7:00 pm, Wednesday, February 2, 2005
Umble Center

Shay Banks-Young & Julia Jefferson: Descendants of President Thomas Jefferson & Sally Hemings, his slave

Free and open to the public.

When genetic testing completed in 1998 suggested that Thomas Jefferson, third president of the United States, bore children with Sally Hemings, one of his slaves, it did not shock Julia Jefferson and Shay Banks-Young who have always believed their great-great-grandfathers were sons of Jefferson and Hemings.

Banks-Young, who is black, is the great-great-great granddaughter of Madison Hemings and grew up in the ghetto. Her new found cousin Jefferson, who is white, is the great-great-great granddaughter of Eston Hemings and grew up in a privileged, white middle-class home.

In this unique presentation, the audience will have the opportunity to listen in on their conversation and hear these women talk about the differences and similarities they share. The two women desire audience participation for an interactive program. They hope their story will bring about more honest and open dialogue about these important race issues.

The controversy over this relationship between President Jefferson and Sally Hemings, which seems to have lasted 38 years, leaves many questions about race relations in the United States. Some historians, and some members of Jeffersons family, still discredit the claim of Jefferson and Hemings relations.

Jefferson is a former educator turned businesswoman and Banks-Young is currently a preventive health trainer and poet who has hosted her own public affairs talk show.

Together and individually, Banks-Young and Jefferson have appeared on The Oprah Winfrey Show, BET Tonight with Tavis Smiley and Sally Jesse Raphael. They have also been interviewed by Time, U.S. News & World Report and People.
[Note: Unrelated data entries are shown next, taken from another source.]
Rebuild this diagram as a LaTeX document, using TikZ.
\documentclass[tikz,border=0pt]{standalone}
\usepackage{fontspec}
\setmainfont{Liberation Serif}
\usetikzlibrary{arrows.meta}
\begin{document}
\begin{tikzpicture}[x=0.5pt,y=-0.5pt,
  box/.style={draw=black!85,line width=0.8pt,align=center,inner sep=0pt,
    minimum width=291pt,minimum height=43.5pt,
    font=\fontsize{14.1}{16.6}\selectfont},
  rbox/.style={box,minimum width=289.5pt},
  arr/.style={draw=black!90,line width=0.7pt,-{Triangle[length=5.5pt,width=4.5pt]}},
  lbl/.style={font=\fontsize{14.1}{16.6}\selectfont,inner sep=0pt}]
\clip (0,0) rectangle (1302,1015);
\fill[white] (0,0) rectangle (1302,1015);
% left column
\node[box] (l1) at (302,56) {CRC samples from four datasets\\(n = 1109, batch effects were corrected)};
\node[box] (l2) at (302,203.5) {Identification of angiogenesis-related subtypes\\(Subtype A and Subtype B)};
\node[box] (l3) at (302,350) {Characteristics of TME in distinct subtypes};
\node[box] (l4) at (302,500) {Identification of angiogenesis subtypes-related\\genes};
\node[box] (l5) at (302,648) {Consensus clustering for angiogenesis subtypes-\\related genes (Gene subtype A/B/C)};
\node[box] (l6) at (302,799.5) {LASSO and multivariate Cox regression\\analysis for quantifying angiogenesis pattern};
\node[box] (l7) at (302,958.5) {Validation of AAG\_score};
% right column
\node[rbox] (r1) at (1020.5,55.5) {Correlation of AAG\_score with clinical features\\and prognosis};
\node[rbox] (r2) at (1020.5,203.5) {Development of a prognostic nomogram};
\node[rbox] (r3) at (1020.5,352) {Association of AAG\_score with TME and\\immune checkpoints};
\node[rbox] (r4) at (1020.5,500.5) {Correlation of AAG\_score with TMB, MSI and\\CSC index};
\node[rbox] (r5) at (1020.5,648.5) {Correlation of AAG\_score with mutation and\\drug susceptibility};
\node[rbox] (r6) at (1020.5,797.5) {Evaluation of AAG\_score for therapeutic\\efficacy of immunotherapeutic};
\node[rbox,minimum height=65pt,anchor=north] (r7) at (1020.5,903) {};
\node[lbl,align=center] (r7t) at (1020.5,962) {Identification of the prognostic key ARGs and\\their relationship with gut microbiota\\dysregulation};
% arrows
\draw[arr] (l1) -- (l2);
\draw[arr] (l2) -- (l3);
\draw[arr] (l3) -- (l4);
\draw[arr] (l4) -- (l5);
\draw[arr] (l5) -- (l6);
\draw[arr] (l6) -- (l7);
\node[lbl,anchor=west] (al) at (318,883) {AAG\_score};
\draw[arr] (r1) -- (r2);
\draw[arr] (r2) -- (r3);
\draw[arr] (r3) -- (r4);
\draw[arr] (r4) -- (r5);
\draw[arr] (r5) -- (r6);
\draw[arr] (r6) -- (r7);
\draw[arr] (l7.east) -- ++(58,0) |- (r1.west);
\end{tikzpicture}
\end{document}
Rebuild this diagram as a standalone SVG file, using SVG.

Jefferson said of Banks-Young, She had to fight to get where she is. The two of us bonded and it isnt about color; it is about family. We met on the Oprah show and we became immediate, firm fast friends. Thirty of us met after Oprah and we could recognize family traits across the races.

Anne Gordon-Reed, author of Thomas Jefferson and Sally Hemings: An American Controversy, said on The NewsHour with Jim Leher, The thing this shows very clearly is that were not two separate people, black and white; we are a people who share a common culture, a common land, and it turns out a common bloodline, and this is something we havent wanted to deal with openly.

The event is sponsored by the Plowshares Peace Studies Project, a collaboration of Goshen, Manchester and Earlham colleges that strives to connect communities and educational institutions with imaginative ways to address the problems of violence and related challenges that confront America and the world today.